Arterial stiffening, through arteriosclerosis, is one of the earliest signs of subclinical cardiac involvement of CKD [62]. CMR enables the measurement of aortic pulse wave velocity by contouring the ascending and descending aorta on phase-contrast MR to derive the temporal shift and thus pulse wave velocity [63]. Aortic distensibility can be calculated by contouring a short axis view of the ascending aorta on cine imaging and obtaining an aortic pulse pressure via brachial cuff [63].

Patients with a 3 months HD vintage had reduced aortic distensibility and increased aortic pulse wave velocity when compared to healthy controls [20]. Aortic distensibility was preserved in a study group of HD patients using cooled dialysate fluid [19]. Studies suggest that increased arterial stiffness and reduced aortic distensibility are pathophysiologically associated with arterial hypertension and an increase in LV loading. This in turn leads to LV hypertrophy, which is in turn associated with adverse events. Thus, detecting reduced aortic distensibility in patients with CKD has the potential to be an early biomarker of circulatory dysfunction.

Non-Cardiac Findings on a Cardiac Scan

While the main focus of CMR scans is to assess myocardial changes in CKD patients, the initial coronal, longitudinal, and transverse planes of the thoracic cavity and upper abdomen are acquired by radiographers for study planning. This leads to imaging a significant volume of the patients’ bodies beyond the organ of interest, which may reveal important pathology. While this is not directly relevant to characterizing myocardial disease involvement, we felt this is an important point to discuss in view of increased use of CMR in studies in patients with CKD. Recently, a paper reported the incidence of non-cardiac findings in a CKD stage 5 population as being seven times greater than what was previously reported in an all-comers CMR study [14, 64]. While this study was limited by its retrospective nature, researchers utilizing CMR in renal populations should consider its findings seriously. It is the responsibility of researchers to ensure that there are robust reporting pathways in place for any obtained images and that all individuals are fully informed about the potential consequences of incidental findings.

Limitations and Challenges of CMR in this Population

While there has been excellent progress in characterizing cardiac involvement in chronic kidney disease over the last 3 years, there are a number of important limitations, which the authors encountered on reviewing these papers. Most of the studies carried out were observational in nature, not randomized, and investigated small numbers of patients (n < 25). There is a lack of prognostic utility of these novel imaging markers described in the review. There is potential through collaborative work of randomized, multicenter studies assessing the prognostic utility of these markers on composite endpoints.

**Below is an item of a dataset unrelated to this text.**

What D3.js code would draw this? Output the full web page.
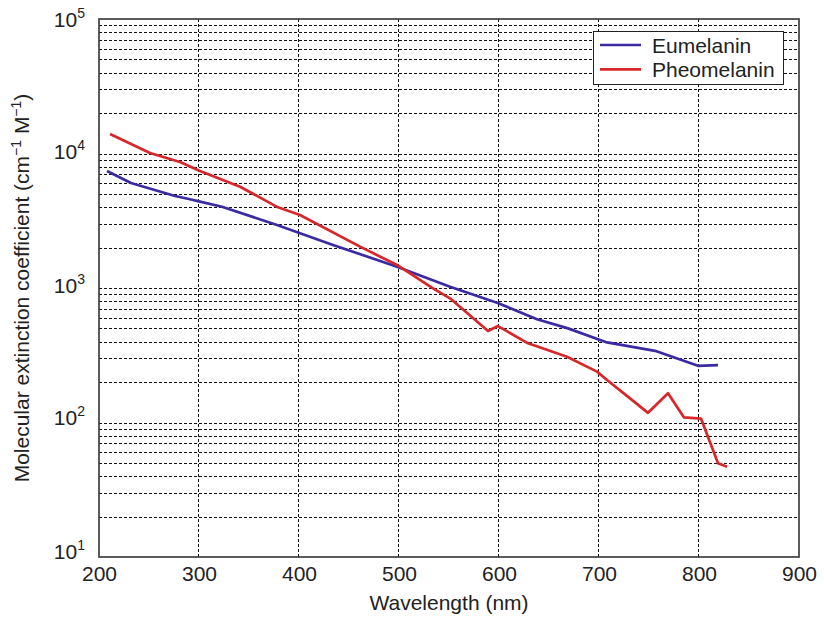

Another important challenge in this patient group is the relation of timing of imaging to dialysis and the resultant fluctuant fluid changes, which could give differing hemodynamic measurements depending on loading conditions. This is especially important in multicenter studies.

Conclusions

Over the last 3 years, there have been a number of studies investigating the CV system in patients with CKD utilizing CMR. This shows that CMR is a multiparametric tool with diagnostic utility in this patient group. While further work needs to be undertaken in these patients, there is potential for CMR-derived endpoints to be utilized in larger studies in this group of patients.